January 29, 2016

OUR REPUBLICAN PRESIDENT:

Yes, the administration is really serious about retirement (Joshua Gotbaum, 1/29/16, Brookings)

What's necessary is to rethink ERISA and that's what the administration is beginning to do.  There's still a need to protect people, but maybe the way to do it is to focus on the retirement product - on its fees, its practices, and its returns -- rather than just imposing fiduciary duty on the employer and hoping they're willing to do so.

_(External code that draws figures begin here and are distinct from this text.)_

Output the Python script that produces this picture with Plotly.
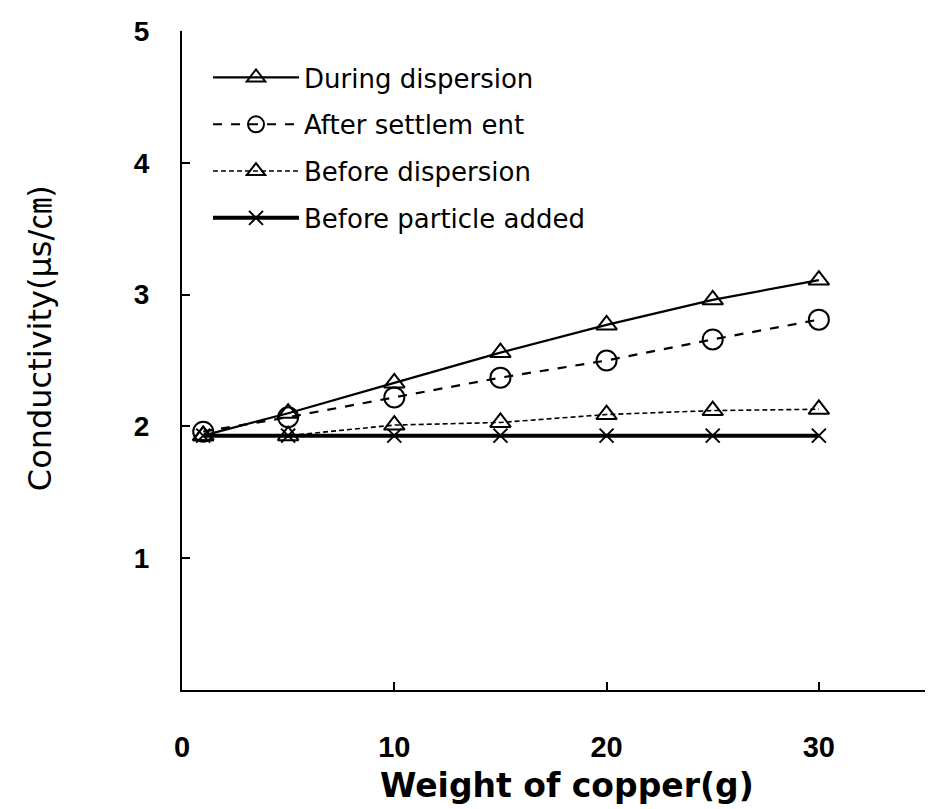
import plotly.graph_objects as go

weights = [1, 5, 10, 15, 20, 25, 30]
during_dispersion = [1.93, 2.10, 2.33, 2.56, 2.77, 2.96, 3.11]
after_settlement = [1.96, 2.07, 2.22, 2.37, 2.50, 2.66, 2.81]
before_dispersion = [1.93, 1.93, 2.01, 2.03, 2.09, 2.12, 2.13]
before_particle = [1.93, 1.93, 1.93, 1.93, 1.93, 1.93, 1.93]

x_ticks = [0, 10, 20, 30]
y_ticks = [1, 2, 3, 4, 5]
x_title = "Weight of copper(g)"
y_title = "Conductivity(μs/㎝)"

fig = go.Figure()
fig.add_trace(go.Scatter(
    x=weights, y=during_dispersion, name="During dispersion", mode="lines+markers",
    line=dict(color="black", width=2.2),
    marker=dict(symbol="triangle-up-open", size=18, color="black", line=dict(width=2)),
    legendgroup="a"))
fig.add_trace(go.Scatter(
    x=weights, y=after_settlement, name="After settlem ent", mode="lines+markers",
    line=dict(color="black", width=2.2, dash="dash"),
    marker=dict(symbol="circle-open", size=20, color="black", line=dict(width=2)),
    legendgroup="b"))
fig.add_trace(go.Scatter(
    x=weights, y=before_dispersion, name="Before dispersion", mode="lines+markers",
    line=dict(color="black", width=1.6, dash="5px,3px"),
    marker=dict(symbol="triangle-up-open", size=18, color="black", line=dict(width=2)),
    legendgroup="c"))
fig.add_trace(go.Scatter(
    x=weights, y=before_particle, name="Before particle added", mode="lines+markers",
    line=dict(color="black", width=4),
    marker=dict(symbol="x-thin", size=14, color="black", line=dict(width=2, color="black")),
    legendgroup="d"))

fig.update_layout(
    width=929, height=809,
    margin=dict(l=182, r=4, t=31, b=119),
    paper_bgcolor="white", plot_bgcolor="white",
    font=dict(family="DejaVu Sans, sans-serif", color="black"),
    showlegend=True,
    legend=dict(
        x=0.035, y=0.965, xanchor="left", yanchor="top",
        bgcolor="rgba(0,0,0,0)", font=dict(size=26, family="DejaVu Sans, sans-serif"),
        tracegroupgap=10, itemwidth=86,
    ),
    xaxis=dict(
        range=[0, 35], tickvals=x_ticks, ticktext=[f"<b>{v}</b>" for v in x_ticks],
        ticks="inside", ticklen=8, tickwidth=2, tickcolor="black",
        showline=True, linecolor="black", linewidth=2, showgrid=False, zeroline=False,
        tickfont=dict(size=29, family="Liberation Sans, Arial, sans-serif"),
        ticklabelstandoff=30, automargin=False,
    ),
    yaxis=dict(
        range=[0, 5], tickvals=y_ticks, ticktext=[f"<b>{v}</b>" for v in y_ticks],
        ticks="inside", ticklen=8, tickwidth=2, tickcolor="black",
        showline=True, linecolor="black", linewidth=2, showgrid=False, zeroline=False,
        tickfont=dict(size=28, family="Liberation Sans, Arial, sans-serif"),
        ticklabelstandoff=25, automargin=False,
    ),
    annotations=[
        dict(text=x_title, xref="paper", yref="paper", x=0.518, y=-0.113,
             xanchor="center", yanchor="top", showarrow=False,
             font=dict(size=33, family="DejaVu Sans, sans-serif", weight="bold")),
        dict(text=y_title, xref="paper", yref="paper", x=-0.191, y=0.534,
             xanchor="center", yanchor="middle", showarrow=False, textangle=-90,
             font=dict(size=32, family="DejaVu Sans, Noto Sans CJK KR, sans-serif")),
    ],
)

fig.write_html("out.html")
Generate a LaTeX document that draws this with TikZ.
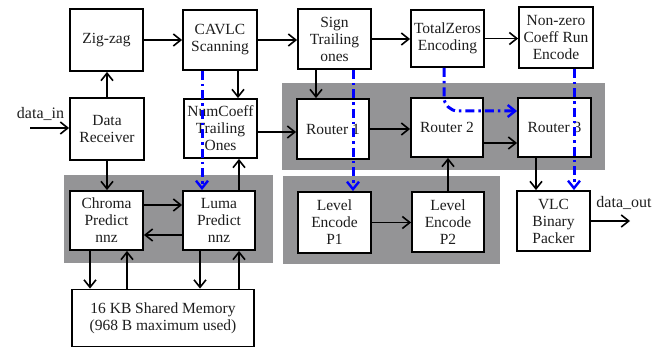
\documentclass[tikz,border=0pt]{standalone}
\usepackage{fontspec}
\setmainfont{Liberation Serif}
\usetikzlibrary{arrows.meta}
\definecolor{panel}{RGB}{148,148,150}
\definecolor{txt}{RGB}{30,30,30}
\definecolor{bl}{RGB}{0,0,255}
\begin{document}
\begin{tikzpicture}[x=1pt,y=-1pt,
  box/.style={draw=black, line width=1.8pt, fill=white, align=center, inner sep=1pt,
    text=txt, font=\fontsize{15.5}{17}\selectfont},
  lbl/.style={text=txt, font=\fontsize{16}{17}\selectfont, inner sep=0pt},
  arr/.style={draw=black, line width=1.6pt, -{Straight Barb[length=7.5pt,width=12pt,line width=1.6pt]}},
  barr/.style={draw=bl, line width=3pt, dash pattern=on 9pt off 4pt on 2.5pt off 4pt,
    -{Straight Barb[length=7.5pt,width=12pt,line width=2.4pt]}},
  panelbox/.style={fill=panel, draw=none}]
\useasboundingbox (0,0) rectangle (667,350);
% gray panels
\path[panelbox] (282,83) rectangle (605,170);
\path[panelbox] (64,175) rectangle (273,263);
\path[panelbox] (283,176) rectangle (500,264);
% boxes
\node[box, minimum width=73pt, minimum height=62pt] (zz) at (106.5,40) {Zig-zag};
\node[box, minimum width=74pt, minimum height=60pt] (cavlc) at (220,40) {CAVLC\\Scanning};
\node[box, minimum width=73pt, minimum height=60pt] (sign) at (334.5,39) {Sign\\Trailing\\ones};
\node[box, minimum width=73pt, minimum height=57pt] (tz) at (447.5,38.5) {TotalZeros\\Encoding};
\node[box, minimum width=74pt, minimum height=61pt] (nz) at (556,37.5) {Non-zero\\Coeff Run\\Encode};
\node[box, minimum width=74pt, minimum height=62pt] (dr) at (107,129) {Data\\Receiver};
\node[box, minimum width=73pt, minimum height=59pt] (nc) at (220.5,128.5) {NumCoeff\\Trailing\\Ones};
\node[box, minimum width=72pt, minimum height=60pt] (r1) at (333,129) {Router 1};
\node[box, minimum width=72pt, minimum height=59pt] (r2) at (447,127.5) {Router 2};
\node[box, minimum width=73pt, minimum height=59pt] (r3) at (554.5,127.5) {Router 3};
\node[box, minimum width=73pt, minimum height=59pt] (ch) at (106.5,220.5) {Chroma\\Predict\\nnz};
\node[box, minimum width=72pt, minimum height=59pt] (lu) at (219,220.5) {Luma\\Predict\\nnz};
\node[box, minimum width=182pt, minimum height=57pt] (mem) at (163,318) {16 KB Shared Memory\\(968 B maximum used)};
\node[box, minimum width=73pt, minimum height=61pt] (p1) at (334.5,222.5) {Level\\Encode\\P1};
\node[box, minimum width=72pt, minimum height=60pt] (p2) at (448,222) {Level\\Encode\\P2};
\node[box, minimum width=73pt, minimum height=60pt] (vlc) at (553.5,221) {VLC\\Binary\\Packer};
% labels
\node[lbl] (dinl) at (40.5,114) {data\_in};
\node[lbl] (doutl) at (624,203) {data\_out};
\coordinate (din) at (30,128);
\coordinate (dout) at (630,221);
% black arrows
\draw[arr] (din) -- (din -| dr.west);
\draw[arr] (zz.east) -- (cavlc.west);
\draw[arr] (cavlc.east) -- (cavlc.east -| sign.west);
\draw[arr] (sign.east) -- (sign.east -| tz.west);
\draw[arr] (tz.east) -- (tz.east -| nz.west);
\draw[arr] (dr.north) -- (dr.north |- zz.south);
\draw[arr] ([xshift=18pt]cavlc.south) -- ([xshift=18pt]cavlc.south |- nc.north);
\draw[arr] ([yshift=-3.5pt]nc.east) -- ([yshift=-3.5pt]nc.east -| r1.west);
\draw[arr] ([xshift=-18.5pt]sign.south) -- ([xshift=-18.5pt]sign.south |- r1.north);
\draw[arr] (r1.east) -- (r1.east -| r2.west);
\draw[arr] ([yshift=-15.5pt]r2.east) -- ([yshift=-15.5pt]r2.east -| r3.west);
\draw[arr] (dr.south) -- (dr.south |- ch.north);
\draw[arr] ([xshift=20pt]lu.north) -- ([xshift=20pt]lu.north |- nc.south);
\draw[arr] ([yshift=15.5pt]ch.east) -- ([yshift=15.5pt]ch.east -| lu.west);
\draw[arr] ([yshift=-14.5pt]lu.west) -- ([yshift=-14.5pt]lu.west -| ch.east);
\draw[arr] ([xshift=-16.5pt]ch.south) -- ([xshift=-16.5pt]ch.south |- mem.north);
\draw[arr] ([xshift=20.5pt]ch.south |- mem.north) -- ([xshift=20.5pt]ch.south);
\draw[arr] ([xshift=-19pt]lu.south) -- ([xshift=-19pt]lu.south |- mem.north);
\draw[arr] ([xshift=20pt]lu.south |- mem.north) -- ([xshift=20pt]lu.south);
\draw[arr] ([xshift=-18.5pt]r3.south) -- ([xshift=-18.5pt]r3.south |- vlc.north);
\draw[arr] (p2.north) -- (p2.north |- r2.south);
\draw[arr] (p1.east) -- (p1.east -| p2.west);
\draw[arr] (vlc.east) -- (vlc.east -| dout);
% blue dash-dot arrows
\draw[barr] ([xshift=-18pt]cavlc.south) -- ([xshift=-18pt]cavlc.south |- lu.north);
\draw[barr] ([xshift=18.5pt]sign.south) -- ([xshift=18.5pt]sign.south |- p1.north);
\draw[barr, rounded corners=14pt] ([xshift=-3.5pt]tz.south) |- ([yshift=16.5pt]r3.west);
\draw[barr] ([xshift=18pt]nz.south) -- ([xshift=18pt]nz.south |- vlc.north);
\end{tikzpicture}
\end{document}
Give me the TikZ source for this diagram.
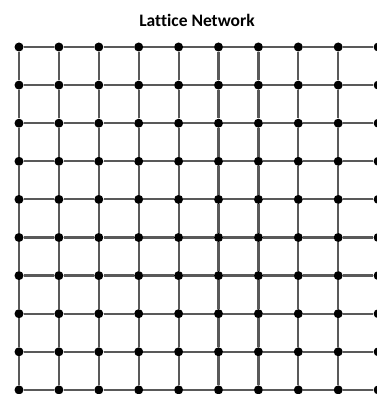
\documentclass[tikz,border=0pt]{standalone}
\usepackage{fontspec}
\setmainfont{Carlito}[Ligatures=NoCommon]
\usetikzlibrary{arrows}

\begin{document}
\begin{tikzpicture}[knoten/.style={circle, fill=black, inner sep=0pt, minimum size=9pt},
				kante/.style={draw=black!65, line width=2.2pt},
				x=1pt, y=1pt]
				% Bildbereich
				\useasboundingbox (0,0) rectangle (377,394);
				\clip (0,0) rectangle (377,394);
				% Ueberschrift
				\node[font=\bfseries\fontsize{17.5}{20}\selectfont] (titel) at (197,374) {Lattice Network};
				% Knoten setzen
				\foreach \i in {0,...,9}
					\foreach \j in {0,...,9}
						\node[knoten] (k-\i-\j) at ({19+39.9*\i},{347-38.1*\j}) {};
				% Kanten zeichnen (senkrecht und waagerecht)
				\foreach \i in {0,...,9}
					\foreach \j [count=\jj from 1] in {0,...,8} {
						\draw[kante] (k-\i-\j) -- (k-\i-\jj);
						\draw[kante] (k-\j-\i) -- (k-\jj-\i);
					}
\end{tikzpicture}
\end{document}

There's no reason, for example, why many employers couldn't automatically enroll their employees in a third-party plan, have the plan file the reports and be the legal fiduciary, and have the government regulate the plan instead of the employer.  This approach, allowed under ERISA, is called a multiple employer plan, "MEP" in pension-speak.  Historically, the Department of Labor has been uncomfortable with MEPs and limited their use because of the risk that a plan participated in by many employers but operated by a third party might end up being supervised by no one at all.  Nonetheless, the administration is now advancing the MEP concept in two ways:

Using the discretion it has under ERISA, DOL now allows states to set up multiple employer plans.  DOL's reasoning is that states don't have a profit motive and are politically accountable, so it's easier to trust them and let employers "off the hook".  

Proposing that the Congress enact legislation that would enable private parties to operate MEPs, with safeguards to protect retirees.  It would be easy to conclude that this is a non-starter: thanks to the widening gap between the political parties, Congress has been unable to agree on any general pension legislation since 2006.  (The entirely sensible and once-upon-a-time bipartisan proposal to require employers to offer at least an IRA, now made annually by the administration, became a casualty of the Obamacare wars.)  Nonetheless, in recent years "open" MEPs have been proposed by both Democrats and Republicans and in the last session of Congress, a bipartisan compromise almost made it into legislation.  If the endorsement of the administration doesn't taint it, Congress might decide, finally, to act.